═══ Recorded data
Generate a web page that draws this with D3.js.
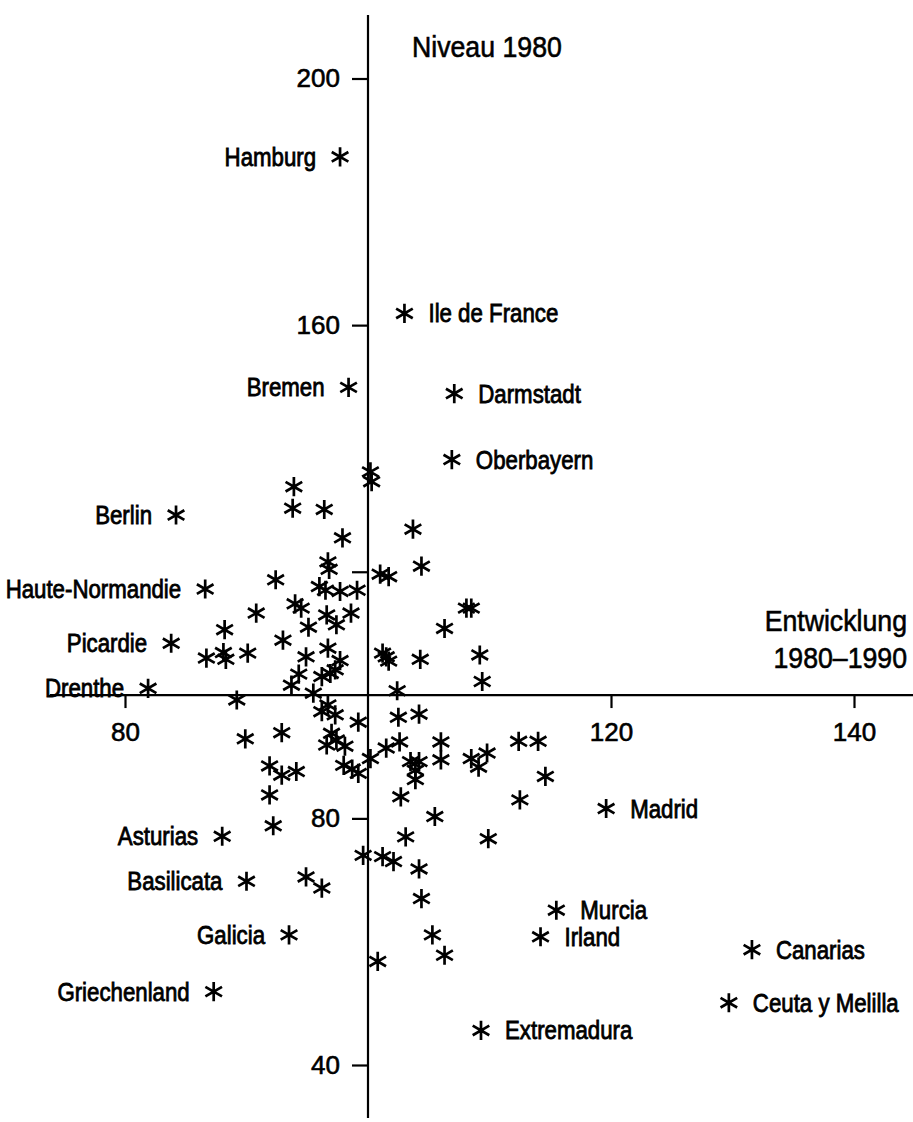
<!DOCTYPE html>
<html>
<head>
<meta charset="utf-8">
<script src="https://cdn.jsdelivr.net/npm/d3@7"></script>
<style>
  body { margin: 0; background: #fff; }
  text { font-family: "Liberation Sans", Arial, sans-serif; fill: #000; }
</style>
</head>
<body>
<main></main>
<script>
var w = 913;
var h = 1122;

// labelled regions: Entwicklung 1980-1990 (x) and Niveau 1980 (y)
var names = ["Hamburg", "Ile de France", "Bremen", "Darmstadt", "Oberbayern",
  "Berlin", "Haute-Normandie", "Picardie", "Drenthe", "Madrid", "Asturias",
  "Basilicata", "Murcia", "Galicia", "Irland", "Canarias", "Griechenland",
  "Ceuta y Melilla", "Extremadura"];
var growth = [97.7, 103.0, 98.4, 107.1, 106.9, 84.2, 86.6, 83.8, 81.9, 119.6,
  88.0, 90.0, 115.5, 93.5, 114.2, 131.6, 87.3, 129.7, 109.3];
var level = [187.3, 161.9, 149.9, 148.9, 138.2, 129.2, 117.2, 108.4, 101.1, 81.6,
  77.1, 69.8, 65.1, 61.1, 60.8, 58.7, 51.9, 50.1, 45.6];

// all the other regions, no label
var otherGrowth = [100.2, 100.3, 93.9, 93.8, 96.4, 103.7, 97.9, 104.4, 96.7, 96.8,
  101.0, 101.7, 92.4, 96.0, 96.5, 97.7, 99.1, 108.1, 108.5, 90.8,
  94.0, 94.5, 96.6, 98.6, 97.4, 95.1, 106.3, 88.2, 93.0, 96.7,
  88.1, 88.3, 86.7, 90.1, 94.9, 97.7, 101.2, 101.5, 101.7, 104.3,
  109.2, 109.4, 94.3, 96.2, 96.9, 97.3, 93.7, 95.5, 102.4, 89.2,
  96.2, 96.7, 97.3, 99.2, 102.5, 104.2, 89.9, 92.9, 97.0, 96.6,
  97.4, 98.1, 101.5, 102.6, 106.0, 106.0, 112.4, 114.0, 100.2, 103.5,
  104.2, 103.9, 103.9, 108.5, 109.8, 109.1, 98.0, 98.7, 99.2, 91.9,
  92.9, 94.1, 114.6, 91.9, 102.7, 112.5, 105.5, 92.2, 103.1, 109.9,
  99.6, 101.2, 102.1, 104.2, 94.9, 96.2, 104.4, 105.3, 106.3, 100.8];
var otherLevel = [136.2, 134.6, 133.8, 130.3, 130.1, 126.9, 125.5, 120.9, 121.6, 120.4,
  119.6, 119.2, 118.7, 117.6, 117.0, 116.8, 117.0, 114.1, 114.1, 113.3,
  114.8, 114.1, 113.0, 113.3, 111.4, 111.0, 110.8, 110.6, 108.9, 107.6,
  106.9, 105.8, 106.0, 106.8, 106.2, 105.6, 106.8, 106.2, 105.5, 105.8,
  106.5, 102.2, 103.4, 103.0, 103.5, 104.1, 101.6, 100.3, 100.7, 99.2,
  97.3, 98.4, 96.8, 95.6, 96.4, 96.9, 92.9, 93.9, 93.8, 91.9,
  92.7, 91.7, 91.4, 92.4, 92.4, 89.5, 92.5, 92.5, 89.7, 89.2,
  89.2, 87.8, 86.3, 89.7, 90.6, 88.3, 88.6, 88.0, 87.3, 88.5,
  87.0, 87.6, 86.8, 83.8, 83.5, 83.0, 80.3, 78.8, 77.0, 76.7,
  74.0, 73.8, 73.0, 71.8, 70.5, 68.7, 67.0, 61.1, 57.8, 56.8];

var xTicks = [80, 120, 140];
var yTicks = [40, 80, 120, 160, 200];

var labelled = names.map(function (n, i) {
  return { name: n, x: growth[i], y: level[i] };
});
var others = otherGrowth.map(function (g, i) {
  return { x: g, y: otherLevel[i] };
});

var svg = d3.select("main").append("svg")
  .attr("width", w)
  .attr("height", h);

// SCALES
var xScale = d3.scaleLinear().domain([80, 140]).range([125, 854]);
var yScale = d3.scaleLinear().domain([40, 200]).range([1065, 78.5]);

var squeeze = 0.89; // the plotter font is narrower than Liberation Sans

// AXES (lines drawn by hand so they cross at 100/100 and run to the edges)
svg.append("line")
  .attr("x1", 50).attr("x2", w)
  .attr("y1", yScale(100)).attr("y2", yScale(100))
  .attr("stroke", "#000").attr("stroke-width", 2.2);
svg.append("line")
  .attr("x1", xScale(100)).attr("x2", xScale(100))
  .attr("y1", 15).attr("y2", h - 4)
  .attr("stroke", "#000").attr("stroke-width", 2.2);

var xAxis = d3.axisBottom(xScale)
  .tickValues(xTicks)
  .tickSize(13)
  .tickPadding(14);
var yAxis = d3.axisLeft(yScale)
  .tickValues(yTicks)
  .tickSize(16)
  .tickPadding(12)
  .tickFormat(function (d) { return d === 120 ? "" : d; });

var gx = svg.append("g")
  .attr("transform", "translate(0," + yScale(100) + ")")
  .call(xAxis);
var gy = svg.append("g")
  .attr("transform", "translate(" + xScale(100) + ",0)")
  .call(yAxis);

[gx, gy].forEach(function (g) {
  g.select(".domain").remove();
  g.selectAll(".tick line").attr("stroke", "#000").attr("stroke-width", 2.2);
  g.selectAll(".tick text")
    .attr("font-size", 26)
    .attr("font-family", "Liberation Sans, Arial, sans-serif")
    .attr("fill", "#000")
    .attr("stroke", "#000")
    .attr("stroke-width", 0.6);
});
gx.selectAll(".tick text").attr("dy", "0.71em");

// AXIS TITLES
function title(x, y, str, anchor) {
  svg.append("text")
    .attr("transform", "translate(" + x + "," + y + ") scale(" + squeeze + ",1)")
    .attr("text-anchor", anchor)
    .attr("font-size", 30)
    .attr("stroke", "#000")
    .attr("stroke-width", 0.6)
    .text(str);
}
title(412, 57, "Niveau 1980", "start");
title(907, 631, "Entwicklung", "end");
title(907, 668, "1980\u20131990", "end");

// MARKERS
var star = d3.symbol().type(d3.symbolAsterisk).size(260);

svg.selectAll("path.other")
  .data(others)
  .enter()
  .append("path")
  .attr("class", "other")
  .attr("d", star)
  .attr("transform", function (d) { return "translate(" + xScale(d.x) + "," + yScale(d.y) + ")"; })
  .attr("fill", "none")
  .attr("stroke", "#000")
  .attr("stroke-width", 2.7);

var lab = svg.selectAll("g.region")
  .data(labelled)
  .enter()
  .append("g")
  .attr("class", "region")
  .attr("transform", function (d) { return "translate(" + xScale(d.x) + "," + yScale(d.y) + ")"; });

lab.append("path")
  .attr("d", star)
  .attr("fill", "none")
  .attr("stroke", "#000")
  .attr("stroke-width", 2.7);

// labels sit left of the marker for regions below 100, right otherwise
lab.append("text")
  .attr("transform", function (d) {
    var dx = d.x < 100 ? -24 : 24;
    return "translate(" + dx + ",9) scale(" + squeeze + ",1)";
  })
  .attr("text-anchor", function (d) { return d.x < 100 ? "end" : "start"; })
  .attr("font-size", 25)
  .attr("stroke", "#000")
  .attr("stroke-width", 0.8)
  .text(function (d) { return d.name; });
</script>
</body>
</html>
══════
Problem details:
Return the listing above word for word, with the pictures removed.

Finished exercise:
Generate a web page that draws this with D3.js.
<!DOCTYPE html>
<html>
<head>
<meta charset="utf-8">
<script src="https://cdn.jsdelivr.net/npm/d3@7"></script>
<style>
  body { margin: 0; background: #fff; }
  text { font-family: "Liberation Sans", Arial, sans-serif; fill: #000; }
</style>
</head>
<body>
<main></main>
<script>
var w = 913;
var h = 1122;

// labelled regions: Entwicklung 1980-1990 (x) and Niveau 1980 (y)
var names = ["Hamburg", "Ile de France", "Bremen", "Darmstadt", "Oberbayern",
  "Berlin", "Haute-Normandie", "Picardie", "Drenthe", "Madrid", "Asturias",
  "Basilicata", "Murcia", "Galicia", "Irland", "Canarias", "Griechenland",
  "Ceuta y Melilla", "Extremadura"];
var growth = [97.7, 103.0, 98.4, 107.1, 106.9, 84.2, 86.6, 83.8, 81.9, 119.6,
  88.0, 90.0, 115.5, 93.5, 114.2, 131.6, 87.3, 129.7, 109.3];
var level = [187.3, 161.9, 149.9, 148.9, 138.2, 129.2, 117.2, 108.4, 101.1, 81.6,
  77.1, 69.8, 65.1, 61.1, 60.8, 58.7, 51.9, 50.1, 45.6];

// all the other regions, no label
var otherGrowth = [100.2, 100.3, 93.9, 93.8, 96.4, 103.7, 97.9, 104.4, 96.7, 96.8,
  101.0, 101.7, 92.4, 96.0, 96.5, 97.7, 99.1, 108.1, 108.5, 90.8,
  94.0, 94.5, 96.6, 98.6, 97.4, 95.1, 106.3, 88.2, 93.0, 96.7,
  88.1, 88.3, 86.7, 90.1, 94.9, 97.7, 101.2, 101.5, 101.7, 104.3,
  109.2, 109.4, 94.3, 96.2, 96.9, 97.3, 93.7, 95.5, 102.4, 89.2,
  96.2, 96.7, 97.3, 99.2, 102.5, 104.2, 89.9, 92.9, 97.0, 96.6,
  97.4, 98.1, 101.5, 102.6, 106.0, 106.0, 112.4, 114.0, 100.2, 103.5,
  104.2, 103.9, 103.9, 108.5, 109.8, 109.1, 98.0, 98.7, 99.2, 91.9,
  92.9, 94.1, 114.6, 91.9, 102.7, 112.5, 105.5, 92.2, 103.1, 109.9,
  99.6, 101.2, 102.1, 104.2, 94.9, 96.2, 104.4, 105.3, 106.3, 100.8];
var otherLevel = [136.2, 134.6, 133.8, 130.3, 130.1, 126.9, 125.5, 120.9, 121.6, 120.4,
  119.6, 119.2, 118.7, 117.6, 117.0, 116.8, 117.0, 114.1, 114.1, 113.3,
  114.8, 114.1, 113.0, 113.3, 111.4, 111.0, 110.8, 110.6, 108.9, 107.6,
  106.9, 105.8, 106.0, 106.8, 106.2, 105.6, 106.8, 106.2, 105.5, 105.8,
  106.5, 102.2, 103.4, 103.0, 103.5, 104.1, 101.6, 100.3, 100.7, 99.2,
  97.3, 98.4, 96.8, 95.6, 96.4, 96.9, 92.9, 93.9, 93.8, 91.9,
  92.7, 91.7, 91.4, 92.4, 92.4, 89.5, 92.5, 92.5, 89.7, 89.2,
  89.2, 87.8, 86.3, 89.7, 90.6, 88.3, 88.6, 88.0, 87.3, 88.5,
  87.0, 87.6, 86.8, 83.8, 83.5, 83.0, 80.3, 78.8, 77.0, 76.7,
  74.0, 73.8, 73.0, 71.8, 70.5, 68.7, 67.0, 61.1, 57.8, 56.8];

var xTicks = [80, 120, 140];
var yTicks = [40, 80, 120, 160, 200];

var labelled = names.map(function (n, i) {
  return { name: n, x: growth[i], y: level[i] };
});
var others = otherGrowth.map(function (g, i) {
  return { x: g, y: otherLevel[i] };
});

var svg = d3.select("main").append("svg")
  .attr("width", w)
  .attr("height", h);

// SCALES
var xScale = d3.scaleLinear().domain([80, 140]).range([125, 854]);
var yScale = d3.scaleLinear().domain([40, 200]).range([1065, 78.5]);

var squeeze = 0.89; // the plotter font is narrower than Liberation Sans

// AXES (lines drawn by hand so they cross at 100/100 and run to the edges)
svg.append("line")
  .attr("x1", 50).attr("x2", w)
  .attr("y1", yScale(100)).attr("y2", yScale(100))
  .attr("stroke", "#000").attr("stroke-width", 2.2);
svg.append("line")
  .attr("x1", xScale(100)).attr("x2", xScale(100))
  .attr("y1", 15).attr("y2", h - 4)
  .attr("stroke", "#000").attr("stroke-width", 2.2);

var xAxis = d3.axisBottom(xScale)
  .tickValues(xTicks)
  .tickSize(13)
  .tickPadding(14);
var yAxis = d3.axisLeft(yScale)
  .tickValues(yTicks)
  .tickSize(16)
  .tickPadding(12)
  .tickFormat(function (d) { return d === 120 ? "" : d; });

var gx = svg.append("g")
  .attr("transform", "translate(0," + yScale(100) + ")")
  .call(xAxis);
var gy = svg.append("g")
  .attr("transform", "translate(" + xScale(100) + ",0)")
  .call(yAxis);

[gx, gy].forEach(function (g) {
  g.select(".domain").remove();
  g.selectAll(".tick line").attr("stroke", "#000").attr("stroke-width", 2.2);
  g.selectAll(".tick text")
    .attr("font-size", 26)
    .attr("font-family", "Liberation Sans, Arial, sans-serif")
    .attr("fill", "#000")
    .attr("stroke", "#000")
    .attr("stroke-width", 0.6);
});
gx.selectAll(".tick text").attr("dy", "0.71em");

// AXIS TITLES
function title(x, y, str, anchor) {
  svg.append("text")
    .attr("transform", "translate(" + x + "," + y + ") scale(" + squeeze + ",1)")
    .attr("text-anchor", anchor)
    .attr("font-size", 30)
    .attr("stroke", "#000")
    .attr("stroke-width", 0.6)
    .text(str);
}
title(412, 57, "Niveau 1980", "start");
title(907, 631, "Entwicklung", "end");
title(907, 668, "1980\u20131990", "end");

// MARKERS
var star = d3.symbol().type(d3.symbolAsterisk).size(260);

svg.selectAll("path.other")
  .data(others)
  .enter()
  .append("path")
  .attr("class", "other")
  .attr("d", star)
  .attr("transform", function (d) { return "translate(" + xScale(d.x) + "," + yScale(d.y) + ")"; })
  .attr("fill", "none")
  .attr("stroke", "#000")
  .attr("stroke-width", 2.7);

var lab = svg.selectAll("g.region")
  .data(labelled)
  .enter()
  .append("g")
  .attr("class", "region")
  .attr("transform", function (d) { return "translate(" + xScale(d.x) + "," + yScale(d.y) + ")"; });

lab.append("path")
  .attr("d", star)
  .attr("fill", "none")
  .attr("stroke", "#000")
  .attr("stroke-width", 2.7);

// labels sit left of the marker for regions below 100, right otherwise
lab.append("text")
  .attr("transform", function (d) {
    var dx = d.x < 100 ? -24 : 24;
    return "translate(" + dx + ",9) scale(" + squeeze + ",1)";
  })
  .attr("text-anchor", function (d) { return d.x < 100 ? "end" : "start"; })
  .attr("font-size", 25)
  .attr("stroke", "#000")
  .attr("stroke-width", 0.8)
  .text(function (d) { return d.name; });
</script>
</body>
</html>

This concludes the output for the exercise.